Now that it will be on a three-minute cooldown, we can more frequently make plans to use it instead of saving it for emergencies. We can, for example, alternate shifting to tree form and casting tranquillity to have a big cooldown every minute and a half.

It sounds like we have another large buff, coming, too. I missed it earlier, but apparently the Blizzard designers want all healers to have a damage-reduction cooldown available.


Personally, I hope they don't make it a separate spell. I feel pretty good about how restoration druids work in Cataclysm, and I don't get excited at all by the idea of homogenizing the healing classes. To the extent Blizzard wants to work on druids' abilities to protect against incoming damage, I'd rather they focussed on our HOTs than on adding yet another ability on a cooldown.

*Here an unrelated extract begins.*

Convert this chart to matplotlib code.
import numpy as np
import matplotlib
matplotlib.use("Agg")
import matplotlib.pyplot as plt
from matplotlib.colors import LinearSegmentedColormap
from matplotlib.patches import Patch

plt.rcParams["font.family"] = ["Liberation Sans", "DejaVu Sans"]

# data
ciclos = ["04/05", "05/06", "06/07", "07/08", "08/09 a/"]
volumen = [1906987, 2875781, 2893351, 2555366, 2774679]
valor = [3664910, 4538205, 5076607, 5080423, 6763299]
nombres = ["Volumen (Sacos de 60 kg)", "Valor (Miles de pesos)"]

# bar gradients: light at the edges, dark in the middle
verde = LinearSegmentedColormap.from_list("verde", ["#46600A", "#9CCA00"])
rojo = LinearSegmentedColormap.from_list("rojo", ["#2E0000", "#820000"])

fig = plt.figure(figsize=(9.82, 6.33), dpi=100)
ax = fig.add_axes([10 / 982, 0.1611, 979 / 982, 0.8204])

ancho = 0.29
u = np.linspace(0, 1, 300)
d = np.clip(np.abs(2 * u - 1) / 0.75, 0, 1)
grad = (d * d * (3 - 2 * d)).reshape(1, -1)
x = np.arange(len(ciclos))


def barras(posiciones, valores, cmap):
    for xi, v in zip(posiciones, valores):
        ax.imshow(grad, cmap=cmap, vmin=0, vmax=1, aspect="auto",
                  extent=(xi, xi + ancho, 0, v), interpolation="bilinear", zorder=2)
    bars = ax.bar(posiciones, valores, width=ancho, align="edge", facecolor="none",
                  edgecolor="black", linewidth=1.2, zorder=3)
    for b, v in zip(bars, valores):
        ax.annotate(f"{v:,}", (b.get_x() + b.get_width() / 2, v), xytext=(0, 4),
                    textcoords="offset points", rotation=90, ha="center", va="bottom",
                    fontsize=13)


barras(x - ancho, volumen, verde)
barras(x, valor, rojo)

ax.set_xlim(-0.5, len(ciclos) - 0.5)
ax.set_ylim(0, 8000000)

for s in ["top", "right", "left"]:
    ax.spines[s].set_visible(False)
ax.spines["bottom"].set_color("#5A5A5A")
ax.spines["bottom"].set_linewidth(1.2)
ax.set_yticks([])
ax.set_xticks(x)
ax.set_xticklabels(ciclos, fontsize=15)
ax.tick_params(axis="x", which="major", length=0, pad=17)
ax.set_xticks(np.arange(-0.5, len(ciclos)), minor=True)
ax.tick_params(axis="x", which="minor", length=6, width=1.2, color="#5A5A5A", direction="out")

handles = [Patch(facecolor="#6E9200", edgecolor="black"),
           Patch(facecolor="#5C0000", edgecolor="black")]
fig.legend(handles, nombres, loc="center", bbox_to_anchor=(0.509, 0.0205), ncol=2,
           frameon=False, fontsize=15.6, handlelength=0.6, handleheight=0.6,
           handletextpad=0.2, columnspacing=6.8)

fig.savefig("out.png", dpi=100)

A simple approach they could use is to let us cast barkskin on other players. Barkskin isn't as huge of a damage reduction as other healers get, but it's not shabby. Perhaps ours could have a shorter cooldown to compensate.

Another simple approach would be to increase the HOT portion of regrowth and increase the mana cost proportionally. Before a damage spike, we could add regrowth to the stack of pre-HOTs on the player.

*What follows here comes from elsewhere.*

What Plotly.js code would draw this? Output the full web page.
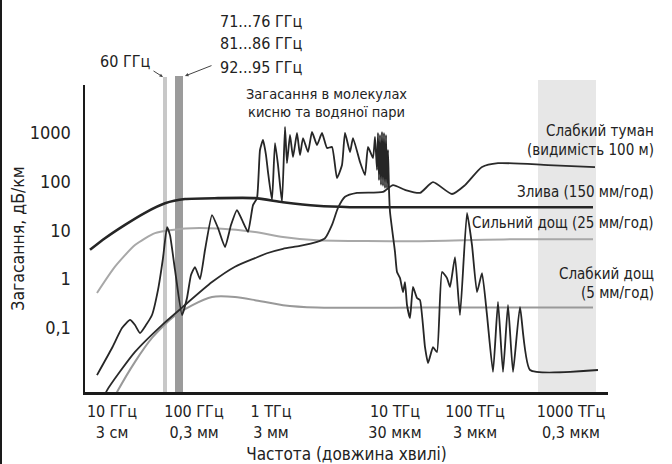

A more fun approach would be to redesign living seed as our damage reduction. Right now, it's not something players consciously worry about, and its behavior is much like having an increased crit effect on our heals. One way they could make it work for damage reduction is to have the living seed grow first on the casting druid. Then, only when we cast regrowth on someone, does the living seed transfer to them and activate. Between damage spikes, the seed would grow and grow. When the spike finally comes, we'd toss on regrowth plus a sizeable living seed.

We'll see. I wouldn't be surprised if they simply add yet another spell to the mix, though I hope they can come up with something that keeps our spell count down.